In fact, there are plenty of examples of that model
working successfully in our industry.
But I think that can only work sustainably
if the boundaries between the company
and the open source project are abundantly clear
with well-defined expectations between the maintainers,
the hosting providers, and the users
about how and where each feature of the framework
can be used.
I want to explain why I don't think
this transparency exists today.
My goal is not to stop anyone from using Next.js,
but to lay out as much information as possible
so developers and businesses can make an informed decision
about their technology stack."
This post was prompted by how Vercell recently handled
a critical security vulnerability with Next.js,
which Eduardo describes as,
so poor, reckless, and disrespectful to the community
that it has exacerbated my concerns
about the governance of this project.
He lists three facts that give him pause
regarding the project.
Number one, no adapters.
Number two, no official serverless support
3. Vercell specific code paths
Xan is the CSV magician.
Quote, Xan is a command line tool that can be used to process CSV files directly from the shell.
It has been written in Rust to be as fast as possible,
use as little memory as possible,
and can easily handle very large CSV files, even gigabytes.
It is also able to leverage parallelism
through multi-threading to make some tasks complete
as fast as your computer can allow.
It can easily preview, filter, slice, aggregate, sort,
join CSV files, and exposes a large collection of composable commands
that can be chained together to perform
a wide variety of typical tasks."
End quote.
This tool looks super handy for anyone
who works with CSV files regularly.
It even has its own expression language
so you can perform complex tasks.
Oh, and its terminal support is on point.
It's now time for sponsored news.
Heroku plants new roots with Fur.
The next generation of Heroku is called Fur
and is being built on open source standards
and cloud native technologies
like the Open Container Initiative,
cloud native build packs, OpenTe telemetry, and Kubernetes.
This next technology stack represents the next decade
and beyond for Heroku,
while building on their core principle,
maximize developer productivity by minimizing distractions.
Here's what Heroku's Terrence Lee has to say about Fur.
Quote, Fur is still the Heroku you know and love.
It's rooted in the world's renowned developer experience
while built on a bedrock of security and stability.
We achieve this by offering seamless functionality
out of the box with the flexibility to customize as needed.
In today's complex development landscape,
minimizing cognitive load is crucial.
This allows you to focus on what truly matters, delivering cognitive load is crucial. This allows you to focus
on what truly matters, delivering value to your customers."
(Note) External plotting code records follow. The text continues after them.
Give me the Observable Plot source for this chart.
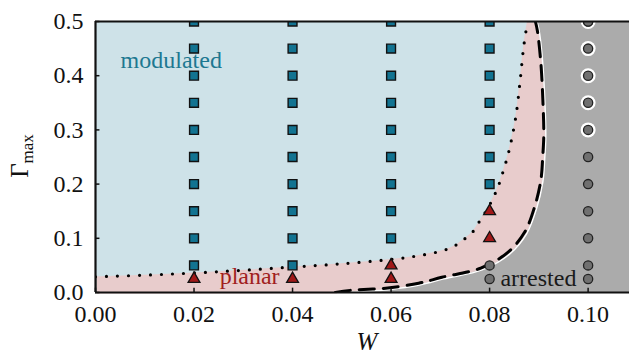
<!DOCTYPE html>
<html>
<head>
<meta charset="utf-8">
<script src="https://cdn.jsdelivr.net/npm/d3@7"></script>
<script src="https://cdn.jsdelivr.net/npm/@observablehq/plot@0.6"></script>
<style>
  html, body { margin: 0; padding: 0; background: #fff; }
  #chart { width: 629px; height: 356px; }
  #chart svg, #chart svg text, #chart svg tspan { font-family: "Liberation Serif", serif !important; }
</style>
</head>
<body>
<div id="chart"></div>
<script>
// ---- tick values ----
const xTicks = [0, 0.02, 0.04, 0.06, 0.08, 0.10];
const yTicks = [0, 0.1, 0.2, 0.3, 0.4, 0.5];

// ---- modulated (squares) ----
const modulatedW = [
  0.02, 0.02, 0.02, 0.02, 0.02, 0.02, 0.02, 0.02, 0.02, 0.02,
  0.04, 0.04, 0.04, 0.04, 0.04, 0.04, 0.04, 0.04, 0.04, 0.04,
  0.06, 0.06, 0.06, 0.06, 0.06, 0.06, 0.06, 0.06, 0.06,
  0.08, 0.08, 0.08, 0.08, 0.08, 0.08, 0.08
];
const modulatedG = [
  0.05, 0.10, 0.15, 0.20, 0.25, 0.30, 0.35, 0.40, 0.45, 0.50,
  0.05, 0.10, 0.15, 0.20, 0.25, 0.30, 0.35, 0.40, 0.45, 0.50,
  0.10, 0.15, 0.20, 0.25, 0.30, 0.35, 0.40, 0.45, 0.50,
  0.20, 0.25, 0.30, 0.35, 0.40, 0.45, 0.50
];

// ---- planar (triangles) ----
const planarW = [0.02, 0.04, 0.06, 0.06, 0.08, 0.08];
const planarG = [0.025, 0.025, 0.025, 0.05, 0.10, 0.15];

// ---- arrested (circles) ----
const arrestedW = [0.08, 0.08, 0.10, 0.10, 0.10, 0.10, 0.10, 0.10, 0.10, 0.10, 0.10, 0.10, 0.10, 0.10];
const arrestedG = [0.025, 0.05, 0.025, 0.05, 0.10, 0.15, 0.20, 0.25, 0.30, 0.35, 0.40, 0.45, 0.50, 0.50];
// arrested points drawn with a white ring
const ringW = [0.10, 0.10, 0.10, 0.10, 0.10];
const ringG = [0.30, 0.35, 0.40, 0.45, 0.50];

// ---- modulated / planar boundary (dotted) ----
const dottedW = [0, 0.01, 0.02, 0.03, 0.04, 0.05, 0.06, 0.065, 0.07, 0.0725, 0.0745, 0.0765, 0.078, 0.0796, 0.0808, 0.0818, 0.0828, 0.0839, 0.0853, 0.0862, 0.0869, 0.0877];
const dottedG = [0.029, 0.032, 0.036, 0.041, 0.047, 0.053, 0.061, 0.067, 0.076, 0.084, 0.096, 0.111, 0.132, 0.155, 0.176, 0.197, 0.225, 0.26, 0.323, 0.391, 0.452, 0.5];

// ---- planar / arrested boundary (dashed) ----
const dashedW = [0.0487, 0.0518, 0.0589, 0.0656, 0.0703, 0.0782, 0.0837, 0.0871, 0.0891, 0.0904, 0.0908, 0.091, 0.0908, 0.0904, 0.0897, 0.0893];
const dashedG = [0, 0.004, 0.008, 0.017, 0.028, 0.045, 0.074, 0.111, 0.157, 0.207, 0.253, 0.29, 0.358, 0.424, 0.483, 0.5];

// ---- region labels ----
const regionLabels = ["modulated", "planar", "arrested"];
const labelW = [0.0051, 0.0252, 0.0822];
const labelG = [0.428, 0.0295, 0.026];
const labelColors = ["#1d7891", "#a11e1e", "#1a1a1a"];

// ---- build tables ----
const modulated = modulatedW.map((w, i) => ({w, g: modulatedG[i]}));
const planar = planarW.map((w, i) => ({w, g: planarG[i]}));
const arrested = arrestedW.map((w, i) => ({w, g: arrestedG[i]}));
const ring = ringW.map((w, i) => ({w, g: ringG[i]}));
const dotted = dottedW.map((w, i) => ({w, g: dottedG[i]}));
const dashed = dashedW.map((w, i) => ({w, g: dashedG[i]}));
const labels = regionLabels.map((t, i) => ({t, w: labelW[i], g: labelG[i], c: labelColors[i]}));

const BLUE = "#cee2e8", PINK = "#e8cccc", GRAY = "#ababab";
const FONT = "Liberation Serif";

const chart = Plot.plot({
  width: 629,
  height: 356,
  marginLeft: 95,
  marginRight: 0,
  marginTop: 21,
  marginBottom: 64,
  style: {fontFamily: FONT, fontSize: "24px", background: "white", color: "#111", overflow: "visible"},
  x: {domain: [0, 0.1084]},
  y: {domain: [0, 0.5]},
  marks: [
    Plot.frame({fill: GRAY, stroke: "none"}),
    Plot.areaX(dashed, {y: "g", x1: () => 0, x2: "w", fill: PINK, curve: "catmull-rom", dx: 2, dy: 1.5}),
    Plot.areaX(dotted, {y: "g", x1: () => 0, x2: "w", fill: BLUE, curve: "catmull-rom"}),
    Plot.line(dashed, {x: "w", y: "g", stroke: "white", strokeWidth: 1.5, curve: "catmull-rom", dx: 2, dy: 1.5}),
    Plot.line(dashed, {x: "w", y: "g", stroke: "black", strokeWidth: 3, strokeDasharray: "15 9", curve: "catmull-rom", clip: true}),
    Plot.line(dotted, {x: "w", y: "g", stroke: "black", strokeWidth: 3.2, strokeDasharray: "0 11", strokeLinecap: "round", curve: "catmull-rom", clip: true}),
    Plot.dot(ring, {x: "w", y: "g", r: 7.5, fill: "white", stroke: "none", clip: true}),
    Plot.dot(arrested, {x: "w", y: "g", r: 4.6, fill: "#707070", stroke: "#222", strokeWidth: 1.3, clip: true}),
    Plot.dot(planar, {x: "w", y: "g", symbol: "triangle", r: 4.4, fill: "#a11818", stroke: "#111", strokeWidth: 1.3, clip: true}),
    Plot.dot(modulated, {x: "w", y: "g", symbol: "square", r: 5, fill: "#127391", stroke: "#111", strokeWidth: 1.4, clip: true}),
    Plot.text(labels, {x: "w", y: "g", text: "t", fill: "c", textAnchor: "start", fontSize: 24}),
    Plot.ruleX(xTicks, {x: d => d, y1: () => 0, y2: () => 0.008, stroke: "#111", strokeWidth: 1.5}),
    Plot.ruleY(yTicks, {y: d => d, x1: () => 0, x2: () => 0.0009, stroke: "#111", strokeWidth: 1.5}),
    Plot.ruleX([0], {stroke: "#111", strokeWidth: 2.2}),
    Plot.ruleY([0, 0.5], {stroke: "#111", strokeWidth: 2.2}),
    Plot.axisX(xTicks, {tickSize: 0, tickPadding: 12, tickFormat: d3.format(".2f"), label: null, fontSize: 24}),
    Plot.axisY(yTicks, {tickSize: 0, tickPadding: 12, tickFormat: d3.format(".1f"), label: null, fontSize: 24})
  ]
});

const svg = d3.select(chart);
svg.selectAll("text").attr("font-family", FONT);
// y axis label: Γ_max
const yl = svg.append("text")
  .attr("transform", "translate(28,156) rotate(-90)")
  .attr("text-anchor", "middle")
  .attr("font-family", FONT)
  .attr("font-size", 25)
  .attr("fill", "#111");
yl.append("tspan").text("Γ");
yl.append("tspan").attr("font-size", 17).attr("dy", 5).text("max");
// x axis label: W
svg.append("text")
  .attr("x", 367).attr("y", 350)
  .attr("text-anchor", "middle")
  .attr("font-family", FONT)
  .attr("font-style", "italic")
  .attr("font-size", 25)
  .attr("fill", "#111")
  .text("W");

document.getElementById("chart").appendChild(chart);
</script>
</body>
</html>
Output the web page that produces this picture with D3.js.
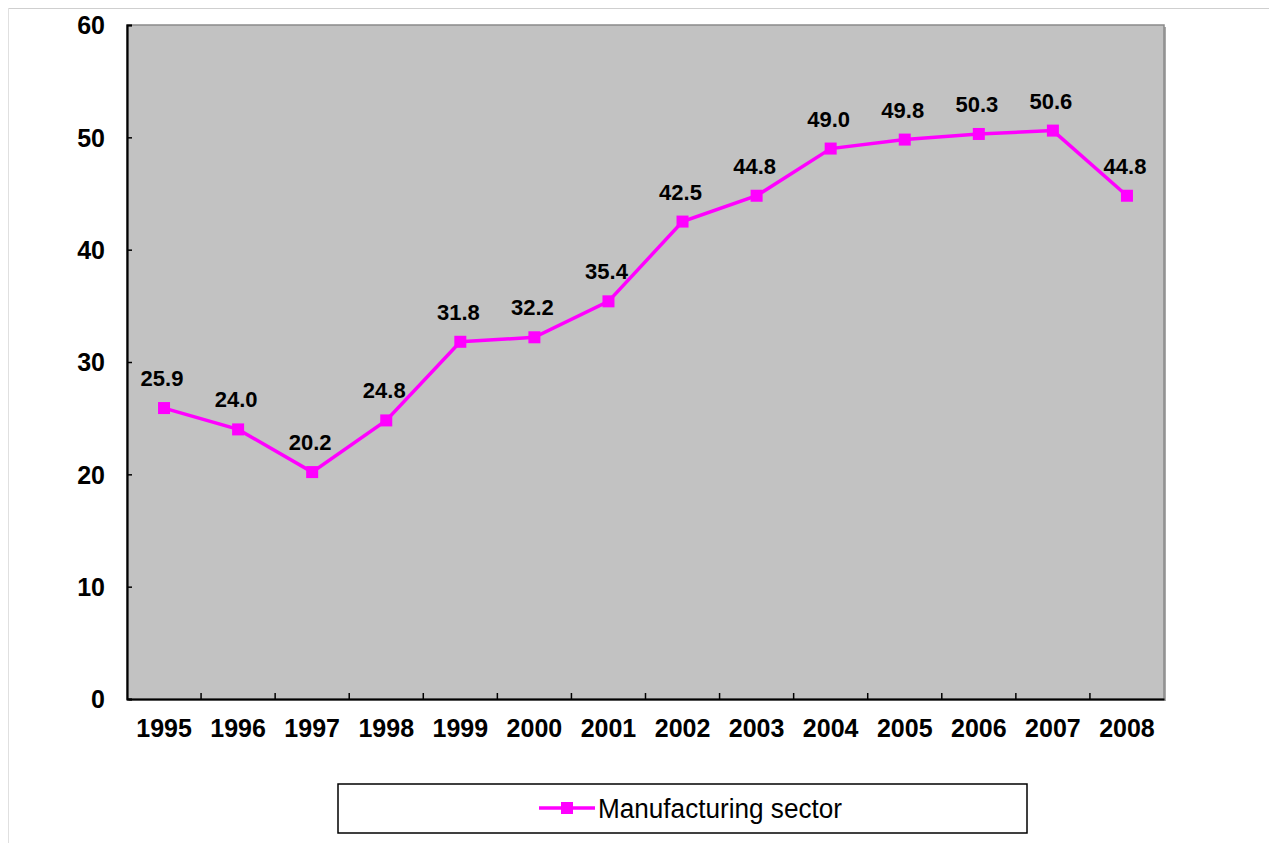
<!DOCTYPE html>
<html><head><meta charset="utf-8">
<script src="https://cdn.jsdelivr.net/npm/d3@7"></script>
<style>body{margin:0;background:#fff;}svg{display:block;font-family:Arial,"Liberation Sans",sans-serif;}</style>
</head><body>
<script>
const years = ["1995","1996","1997","1998","1999","2000","2001","2002","2003","2004","2005","2006","2007","2008"];
const values = [25.9,24.0,20.2,24.8,31.8,32.2,35.4,42.5,44.8,49.0,49.8,50.3,50.6,44.8];
const yTicks = [0,10,20,30,40,50,60];
const seriesName = "Manufacturing sector";

const W = 1269, H = 843;
const m = {l:127, t:25, r:1164, b:699};
const svg = d3.select("body").append("svg").attr("width",W).attr("height",H);

// outer frame
svg.append("line").attr("x1",8).attr("x2",W).attr("y1",8.5).attr("y2",8.5).attr("stroke","#cfcfcf").attr("stroke-width",1);
svg.append("line").attr("x1",8.5).attr("x2",8.5).attr("y1",8).attr("y2",H).attr("stroke","#e0e0e0").attr("stroke-width",1);

const x = d3.scaleBand().domain(years).range([m.l,m.r]).padding(0);
const y = d3.scaleLinear().domain([0,60]).range([m.b,m.t]);

// plot area
svg.append("rect").attr("x",m.l+2).attr("y",m.t+2).attr("width",m.r-m.l).attr("height",m.b-m.t).attr("fill","#a8a8a8");
svg.append("rect").attr("x",m.l).attr("y",m.t).attr("width",m.r-m.l).attr("height",m.b-m.t).attr("fill","#c2c2c2").attr("stroke","#8a8a8a").attr("stroke-width",1.5);

// y axis
const yAxis = d3.axisLeft(y).tickValues(yTicks).tickSize(-5).tickPadding(22).tickFormat(d3.format("d"));
const gy = svg.append("g").attr("transform",`translate(${m.l},0)`).call(yAxis);
gy.select(".domain").attr("stroke","#000").attr("stroke-width",2.2);
gy.selectAll(".tick line").attr("stroke","#000").attr("stroke-width",1.5);
gy.selectAll(".tick text").attr("font-size",25).attr("font-weight","bold").attr("fill","#000").attr("dy","0.35em");

// x axis
const xAxis = d3.axisBottom(x).tickSize(0).tickPadding(20);
const gx = svg.append("g").attr("transform",`translate(0,${m.b})`).call(xAxis);
gx.select(".domain").attr("stroke","#000").attr("stroke-width",2.2);
gx.selectAll(".tick text").attr("font-size",25).attr("font-weight","bold").attr("fill","#000");
// boundary ticks
svg.append("g").selectAll("line").data(years.slice(1)).join("line")
  .attr("x1",d=>x(d)).attr("x2",d=>x(d)).attr("y1",m.b).attr("y2",m.b-6)
  .attr("stroke","#000").attr("stroke-width",1.5);

// line
const line = d3.line().x((d,i)=>x(years[i])+x.bandwidth()/2).y(d=>y(d));
svg.append("path").datum(values).attr("d",line).attr("fill","none").attr("stroke","#ff00ff").attr("stroke-width",3.5);
svg.append("g").selectAll("rect").data(values).join("rect")
  .attr("x",(d,i)=>x(years[i])+x.bandwidth()/2-6).attr("y",d=>y(d)-6)
  .attr("width",12).attr("height",12).attr("fill","#ff00ff");
svg.append("g").selectAll("text").data(values).join("text")
  .attr("x",(d,i)=>x(years[i])+x.bandwidth()/2-2).attr("y",d=>y(d)-22)
  .attr("text-anchor","middle").attr("font-size",22).attr("font-weight","bold").attr("fill","#000")
  .text(d=>d.toFixed(1));

// legend
const lg = svg.append("g");
lg.append("rect").attr("x",338).attr("y",784).attr("width",689).attr("height",49).attr("fill","#fff").attr("stroke","#000").attr("stroke-width",1.5);
lg.append("line").attr("x1",539).attr("x2",595).attr("y1",808).attr("y2",808).attr("stroke","#ff00ff").attr("stroke-width",3.5);
lg.append("rect").attr("x",561).attr("y",802).attr("width",12).attr("height",12).attr("fill","#ff00ff");
lg.append("text").attr("x",598).attr("y",818).attr("font-size",27).attr("textLength",244).attr("lengthAdjust","spacingAndGlyphs").attr("fill","#000").text(seriesName);
</script>
</body></html>
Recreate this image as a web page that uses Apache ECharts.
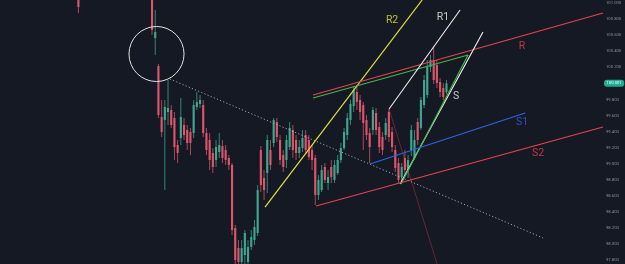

Follow the link in your chapter data and the newsletter to learn all about it and thanks
to Heroku for sponsoring ChangeLog News.
What We Can Learn From Milk Kanban
Pavel Brodzinski takes us back to Kanban's roots and original purpose.
Quote, in its original meaning, Kanban represented a visual signal, the thing that communicated,
well, something.
It might have been a need, option, availability, capacity, request, etc.
In our Kanban systems, the actual Kanban is a sticky note.
It represents work and given its closest environment,
such as a board, columns, other stickies,
visual decorators, et cetera,
it communicates what needs or needs not to be done.
It's a visual signal all the way."
He then tells a story of how his office mate, Kasia,
designed a perfectly simple Kanban system
for milk inventory. Yeah, milk inventory in their office.
It's a good example with an even better lesson.
Read it for yourself using the link in your newsletter.
There is no vibe engineering.
Sergey Televolnikov weighs in on vibe coding, the tech industry's buzzword du jour, and
quite honestly one of my favorite terms of late.
Quote, the term caught on and Twitter quickly flooded
with posts about how AI has radically transformed coding
and will soon replace all software engineers.
While AI undeniably impacts the way we write code,
it hasn't fundamentally changed our roles as engineers.
Allow me to explain.
End quote.
Sergey's overarching point is one Amel Hussain and I
agreed about on Changelog and Friends last week,
and that's that Vibe coding as a practice is here to stay,
but whether or not it will ever produce
production grade applications,
hmm, that's still a big question mark.
Sergey says, quote,
"'It is possible that there will be a future
where software is built from Vibe-coded blocks, but the work of designing software able to evolve and scale doesn't go away.
That's not vibe engineering.
That's just engineering even if the coding part of it will look a bit different.